Não foi só este estudo que demonstrou que a alimentação tem de estar na agenda nacional. Este ano conhecemos também os resultados do React-Covid 2.0, um inquérito da Direção-Geral da Saúde sobre alimentação e atividade física em contexto de contenção social.

O estudo mostra que a pandemia agravou, ainda mais, as desigualdades sociais na alimentação e na saúde, com os mais jovens e os mais desfavorecidos a aumentarem o consumo de refeições pré-preparadas, de snacks doces e salgados e de refrigerantes.

Estes dois estudos aumentam o nosso conhecimento sobre os erros alimentares dos portugeses. São um ponto de partida para os cinco desejos que a Ordem dos Nutricionistas formulou para o próximo ano. É imperioso que eles se transformem numa aspiração generalizada, que não seja esquecida pela Assembleia da República que vamos eleger.

  1. Queremos conhecer a fundo o impacto que a pandemia e as alterações na alimentação dos portugueses trouxeram para a saúde de cada um de nós. Prevemos que a obesidade se tenha agravado, que os casos de hipertensão tenham aumentado e que a diabetes tenha ficado muitas vezes por diagnosticar. Por isso, urge que no próximo ano seja encetado um estudo alargado que avalie a prevalência das doenças crónicas, a nível nacional, e que se conheçam com rigor os consumos alimentares, já que o último inquérito alimentar nacional foi realizado em 2015.
  2. Há uma clara necessidade de intensificação de políticas que, além de promoverem escolhas alimentares saudáveis, se foquem em particular nas populações mais vulneráveis, em maior risco de desigualdades, quer no acesso a alimentos, quer no acesso a cuidados de saúde, no geral, e, em particular, aos de nutrição. Impõe-se aumentar o ritmo e a intensidade nas medidas desencadeadas pelo Estado, destinadas a melhorar o estado nutricional da população. É urgente aumentar a literacia alimentar da população, contribuindo para a adoção de uma alimentação saudável.
  3. Falando em literacia, não nos esqueçamos das escolas e de como elas necessitam de nutricionistas, que possam ajudar as crianças e os jovens neste domínio.
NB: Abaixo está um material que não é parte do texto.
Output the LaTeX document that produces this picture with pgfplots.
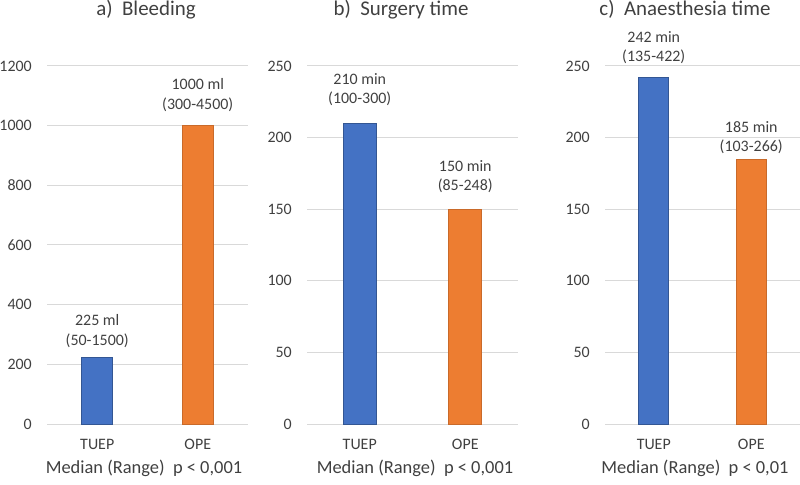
\documentclass[border=0pt]{standalone}
\usepackage{pgfplots}
\pgfplotsset{compat=1.18}
\usepackage{fontspec}
\setmainfont{Carlito}
\definecolor{cblue}{HTML}{4472C4}
\definecolor{corange}{HTML}{ED7D31}
\definecolor{cgrid}{HTML}{D9D9D9}
\definecolor{ctext}{HTML}{404040}
\pgfplotsset{panel/.style={
  scale only axis, anchor=south west, height=358bp,
  ymin=0, xmin=-0.5, xmax=1.5,
  axis line style={draw=none}, major tick length=0pt,
  ymajorgrids, grid style={cgrid, line width=1bp},
  xtick={0,1}, xticklabels={TUEP,OPE},
  tick label style={font=\fontsize{16}{19}\selectfont, text=ctext},
  xticklabel style={anchor=north, inner sep=0pt, yshift=-15bp},
  yticklabel style={anchor=east, inner sep=0pt},
  /pgf/number format/assume math mode=true,
  /pgf/number format/set thousands separator={},
  scaled ticks=false,
  ybar, bar shift=0pt,
  nodes near coords, point meta=explicit symbolic,
  every node near coord/.append style={anchor=south, inner sep=0pt, align=center, font=\fontsize{16}{19.5}\selectfont, text=ctext},
  clip=false,
}}
\begin{document}
\begin{tikzpicture}
\useasboundingbox (0,0) rectangle (800bp,485bp);
% a) Bleeding
\begin{axis}[panel, at={(47bp,61bp)}, width=201bp, ymax=1200, ytick={0,200,...,1200},
  bar width=31bp, yticklabel style={xshift=-15bp}]
\addplot[fill=cblue, draw=cblue!75!black, line width=0.6bp, nodes near coords style={yshift=9bp}]
  coordinates {(0,225) [{225 ml\\(50-1500)}]};
\addplot[fill=corange, draw=corange!85!black, line width=0.6bp, nodes near coords style={yshift=14bp}]
  coordinates {(1,1000) [{1000 ml\\(300-4500)}]};
\end{axis}
% b) Surgery time
\begin{axis}[panel, at={(307bp,61bp)}, width=211bp, ymax=250, ytick={0,50,...,250},
  bar width=33bp, yticklabel style={xshift=-15bp}]
\addplot[fill=cblue, draw=cblue!75!black, line width=0.6bp, nodes near coords style={yshift=17bp}]
  coordinates {(0,210) [{210 min\\(100-300)}]};
\addplot[fill=corange, draw=corange!85!black, line width=0.6bp, nodes near coords style={yshift=16bp}]
  coordinates {(1,150) [{150 min\\(85-248)}]};
\end{axis}
% c) Anaesthesia time
\begin{axis}[panel, at={(605bp,61bp)}, width=195bp, ymax=250, ytick={0,50,...,250},
  bar width=30bp, yticklabel style={xshift=-15bp}]
\addplot[fill=cblue, draw=cblue!75!black, line width=0.6bp, nodes near coords style={yshift=13bp}]
  coordinates {(0,242) [{242 min\\(135-422)}]};
\addplot[fill=corange, draw=corange!85!black, line width=0.6bp, nodes near coords style={yshift=5bp}]
  coordinates {(1,185) [{185 min\\(103-266)}]};
\end{axis}
\begin{scope}[every node/.style={anchor=base, inner sep=0pt, text=ctext}]
\node[font=\fontsize{21}{25}\selectfont] at (146bp,469bp) {a)\ \ Bleeding};
\node[font=\fontsize{21}{25}\selectfont] at (401bp,469bp) {b)\ \ Surgery time};
\node[font=\fontsize{21}{25}\selectfont] at (685bp,469bp) {c)\ \ Anaesthesia time};
\node[font=\fontsize{18.5}{22}\selectfont] at (144bp,12bp) {Median (Range)\ \ p < 0,001};
\node[font=\fontsize{18.5}{22}\selectfont] at (415bp,12bp) {Median (Range)\ \ p < 0,001};
\node[font=\fontsize{18.5}{22}\selectfont] at (695bp,12bp) {Median (Range)\ \ p < 0,01};
\end{scope}
\end{tikzpicture}
\end{document}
O Ministério da Educação tarda a dar resposta a esta necessidade. Mas, é precisamente a estas faixas etárias que devem ser direcionados os maiores esforços, sendo a escola o local privilegiado onde as crianças e adolescentes podem adquirir conhecimentos e competências para a adoção de comportamentos alimentares mais saudáveis.
  4. Valorizando os mais novos, não esqueçamos os mais velhos. O retrato do estado nutricional dos idosos nos lares é preocupante, uma vez que cerca de metade estão em risco de malnutrição. Só com a presença de nutricionistas nestas instituições é possível definir uma alimentação adequada aos utentes, adaptada às necessidades e características individuais.
  5. Finalmente, falemos dos cuidados de saúde de proximidade, onde os centros de saúde têm um lugar de destaque e onde a promoção da saúde deve ser palavra de ordem, com equipas de saúde multidisciplinares, onde os nutricionistas são essenciais. Eles são, contudo, ainda muito escassos. Mas, destaquemos também as autarquias. Não nos esqueçamos que a transferência de competências vem alargar as suas competências, nomeadamente na alimentação escolar, mas também na promoção da saúde e prevenção da doença. Aliás, arriscamos dizer que este é um dos setores em que o nutricionista tem maior potencial para intervir junto da população, auxiliando os autarcas na definição das políticas locais de saúde. Mas, apesar da evolução positiva, só uma em cada cinco autarquias tem nutricionistas.

A concretização destes desejos em muito auxiliaria a que os portugueses retomem as tradições alimentares e voltem à dieta mediterrânica. Um padrão alimentar saudável e sustentável, predominantemente de origem vegetal e amiga do ambiente, de proximidade, e que integra uma enorme diversidade de produtos sazonais.

Temos uma mão cheia de expectativas que queremos ver cumpridas durante o próximo ano. Desejamos que 2022 seja tempo de mudar para uma alimentação melhor, uma saúde maior e uma vida mais feliz.